Project Blue Earth SOS (ProjectBLUE 地球SOS, Purojekuto Burū Chikyū Esuōesu) is an anime series consisting of six hour-long (with commercials) episodes. It was aired on the Japanese television network, AT-X, from July 2 to December 3, 2006. It was originally licensed by ADV Films for $180,000. In 2008, it became one of over 30 ADV titles transferred to Funimation Entertainment.

It is an adaptation of a novel by science fiction illustrator Shigeru Komatsuzaki, written between 1948 and 1951.

==Plot summary==
The entire series takes place in a version of the nineties redone into Retro-futurism, being behind in current technologies, and far ahead in others. On January 1, 1995, a G-Reactive fighter plane was being tested, while it was hit by a mysterious rainbow light and disappeared. 5 years later, two boys, Billy Kimura and Penny Carter, meet at a train station where a new bullet train utilizing G-Reactive was being launched. However, to their shock, the train was hit by a rainbow beam of light, and disappeared. After a series of events and acquaintances, the two boys discover that aliens were beginning to invade Earth. Fortunately, scientists developed the Sky Knight, a fighter plane capable of defending the world. As the extraterrestrials begin to invade, Billy, Penny, and their comrades begin their attempt to save the human race from the alien menace.

==Characters==
- Billy Kimura

 Boy genius and heir to the Kimura Industries conglomerate, developers of the new G-Reaction power system. Extremely intelligent with an aggressively "take action" attitude. He has a crush on Lotta, a rivalry with Penny and doesn't like dogs much.
- Penny Carter

 Boy genius number two graduated from MIT at the age of 11. Just as intelligent and prone to impulsive action as Billy. Penny goes nowhere without his sidekick, Washington, a large dog. He doesn't have the financial resources that Billy does, so his solutions to problems are often methods of ingenious improvisation.
- Lotta Brest

 Daughter of Dr. Brest, a leading scientist. She has been a close friend of Billy since they were small children. She often tags along with Billy, occasionally even resorting to stowing away to achieve this end. She is fond of her "little sister", Myusha.
- Emily

 A fetching young woman theoretically in charge of tutoring Lotta. In practice, she functions more like a governess, being Lotta's constant companion and overseer. Intelligent and resourceful in her own right, she drives a customized pink hover car.
- Captain Clayton

 A dyed-in-the-wool military man.

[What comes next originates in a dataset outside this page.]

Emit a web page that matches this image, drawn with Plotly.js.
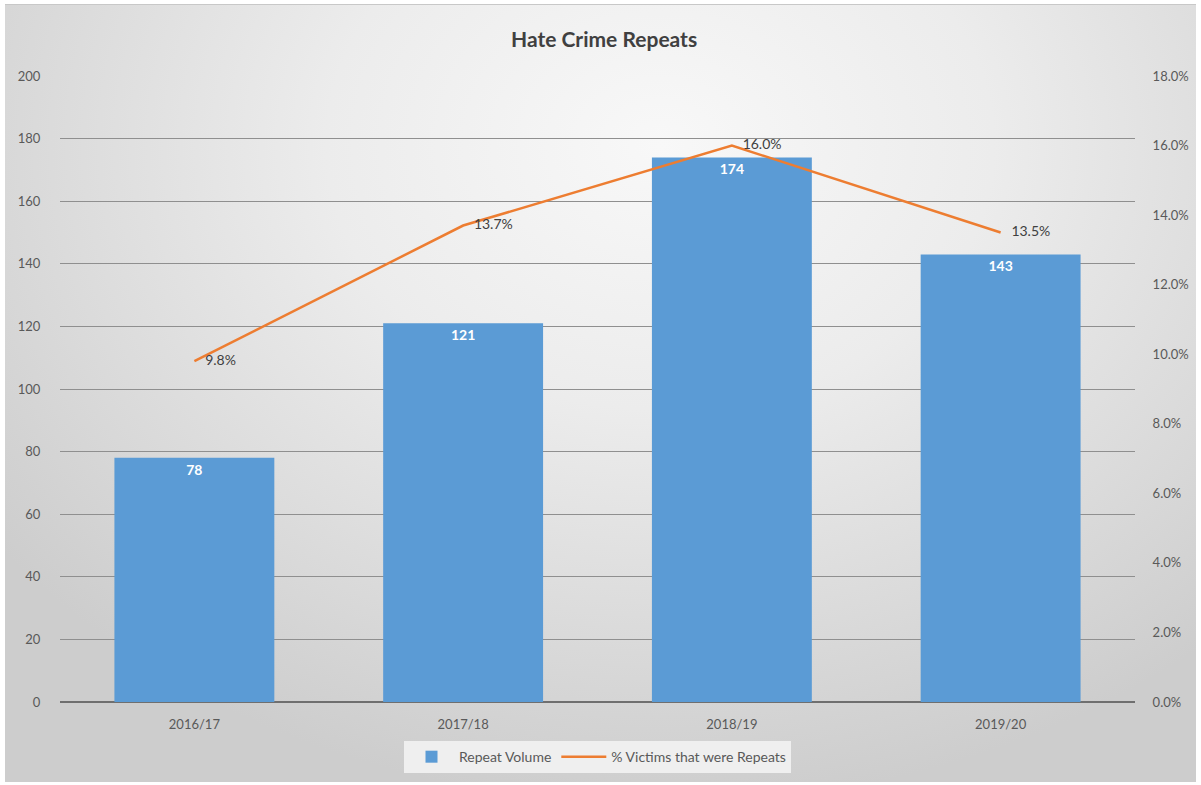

Several years ago he was in charge of test flights for Trick Star, a new fighter jet equipped with a still experimental G-Reaction engine. During one of these flights, the fighter disappeared after reporting flying saucers. Ever since, Clayton has been trying, seemingly unsuccessfully, to convince the Powers That Be of the necessity of being prepared to meet the threat of alien invasion.
- Dr. Brest

 Lotta's father. One of the world's leading scientists. He has been charged with developing the technology the world will need to defeat the aliens. He is often so wrapped up in his work that he sends Lotta to various functions in his place.
- James

 Brash, young, 20-something pilot of the Trick Star. Capable of flying anything with wings - or anything without wings for that matter. As long as it was designed to fly, he can fly it. During a test flight, he reported seeing glowing lights in the sky and flying saucers. He hasn't been seen since, but reports of his death seem to have been premature.

==Episode list==

| No. | Title | Original release date |
|---|---|---|
| 1 | "Mysterious Flying-Saucer Invasion! Sky Knight Takes Off!" Transliteration: "Kaienban shuurai! Sukainaito hasshin se yo!" (Japanese: 怪円盤襲来！ スカイナイト発進せよ！) | July 2, 2006 |
| 2 | "Appearance of the Fortress Island! Metropolitan X's Critical Moment!" Transliteration: "Yousaitou shutsugen! Metoroporitan X kiki ippatsu!" (Japanese: 要塞島出現！ メトロポリタンX危機一髪！) | August 6, 2006 |
| 3 | "The Invasion's Evil Influence! The G-Reactor Won't Operate!" Transliteration: "Shinryaku no mashu! G hannouro sadou sezu!" (Japanese: 侵略の魔手！ G反応炉作動せず！) | September 3, 2006 |
| 4 | "The Aliens' Trap! "Invincible" Responds!" Transliteration: "Ryuuseijin no wana! Inbinshiburu gou outou se yo!" (Japanese: 遊星人の罠！ インビブル号応答せよ！) | October 1, 2006 |
| 5 | "Extreme Offense and Defense! Solve the "Element" Riddle!" Transliteration: "Kyokugen no koubou! Eremento nazo o toke!" (Japanese: 極限の攻防！ エレメント・謎を解け！) | November 5, 2006 |
| 6 | "Super-Weapon Sortie! Battle at Earth's Final Hour!" Transliteration: "Chouheiki shutsugeki! Chikyuu saigo no tatakai!" (Japanese: 超兵器出撃！ 地球最期の戦い！) | December 3, 2006 |

==Reception==
In a review for the first DVD volume, Anime News Network's Carl Kimlinger had called the show as a "throw back to the gee-wiz adventures of 50's B-cinema and the likes of Tom Swift". Although he does state that it has some of the cliches of an ordinary 50's alien action film. He also praised the director Tensai Okamura for making the show simple and futuristic, that recalls American animation than anime. Kinlinger had said that ADV's take on the dub was overall decent, although he states that it does not have the enthusiasm as the original Japanese dub.